The state-and-local tax burdens in both places are among the worst in the nation. But governments do more than tax. Right-to-work laws, for example, have been shown to significantly boost competitiveness. Neither Illinois nor Connecticut protects private workers from forced union dues. Both aggressively reward government personnel, though. A 2014 study by the American Enterprise Institute compared state-employee compensation, including the value of job security, to “what similar private-sector workers receive.” The Prairie State’s differential was 32 percent. The Nutmeg State’s disparity was 56 percent — the highest in America.
Make extravagant promises to politically powerful government unions, and unfunded liabilities explode. Here again, Connecticut ranks dead last, according to the American Legislative Exchange Council. At 20.3 percent, the funding ratio for its “state-administered public pension plans” is appallingly low. Illinois isn’t far behind: 25.2 percent.
It’s little consolation that one state performed even worse, losing population seven years straight. After all, there’s an easy explanation for West Virginia’s woes. Cheap natural gas and climate-change hysteria have crippled the coal industry. Since the number of West Virginia mines was slashed in half between 2008 and 2018 — and production fell 40 percent for the period — Mountain Staters are seeking their fortunes elsewhere. No such economic calamity has befallen Illinois or Connecticut. Their doldrums are self-inflicted.

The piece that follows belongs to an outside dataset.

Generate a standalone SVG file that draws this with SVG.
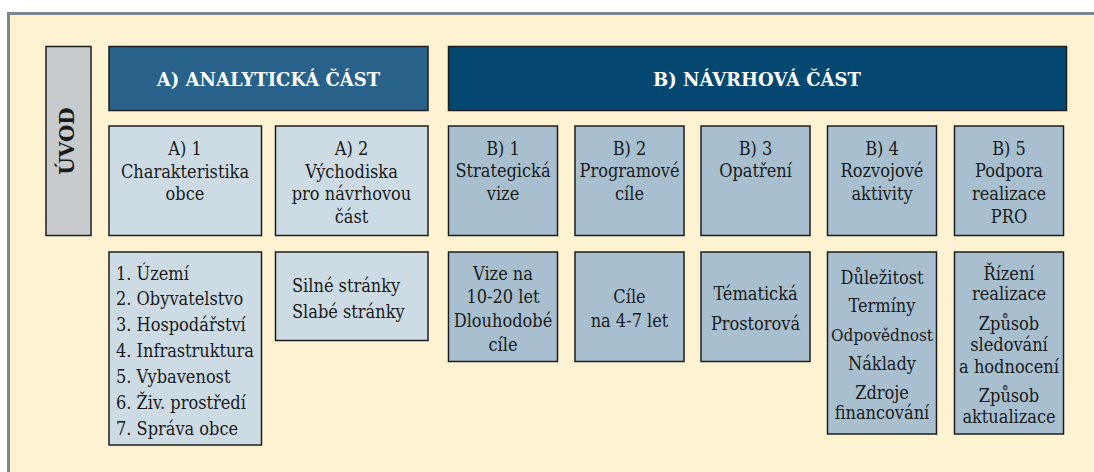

New York and New Jersey have yet to reach the sad status of Illinois and Connecticut, but they deserve honorable mentions in tax-and-spend-and-regulate-
New Jersey, Illinois, New York, and Connecticut nabbed the “top” outbound spots on United Van Lines’ 43rd Annual National Movers Study, “which tracks customers’ state-to-state migration patterns over the past year.” In 2019, inbound stars were Idaho, Oregon, Arizona, and South Carolina. Three of the four — The Beaver State didn’t make the cut — were also in the top 10 for population growth between 2018 and 2019.
Looking at the just-completed decade, Utah multiplied the most. Between 2010 and 2019, it increased its residents by 442,000 — “roughly the equivalent,” reporter Lee Davidson wrote, “of adding the combined populations of the state’s three biggest cities: Salt Lake City, West Valley City and Provo.” And don’t credit the state’s famously fecund Mormons with the increase. In November, The University of Utah’s Kem C. Gardner Policy Institute announced that the state’s “fertility rate began a precipitous decline during the Great Recession and has not recovered despite ten years of economic expansion.”
Texas, Colorado, and Florida followed closely behind The Beehive State in adding population during the 2010s. Of the four, only the Centennial State does not have a right-to-work law. Texas and Florida enjoy the added advantages of lacking income taxes. The only states to lose residents for the decade? West Virginia (naturally), Vermont, and — you guessed it — Illinois and Connecticut.
For Big Government defenders who consider the nation’s population shift nothing more than a flight from snow and ice, two words: New Hampshire. Holding the No. 1 ranking on the Fraser Institute’s “Economic Freedom of North America” and the No. 2 score on the Cato Institute’s “Freedom in the 50 States,” it wholly rejects its region’s deep-blue policy architecture. Nonetheless, its citizenry is growing, via relocations. Research by the University of New Hampshire’s Carsey School of Public Policy found that that “migration accounted for all … population gain last year,” because the state was “one of only four … in which deaths exceeded births.”
With few exceptions, “progressive” meccas are struggling to create jobs, lure retirees, and boost living standards. With few exceptions, states that keep government in its proper place are thriving. It really is that simple.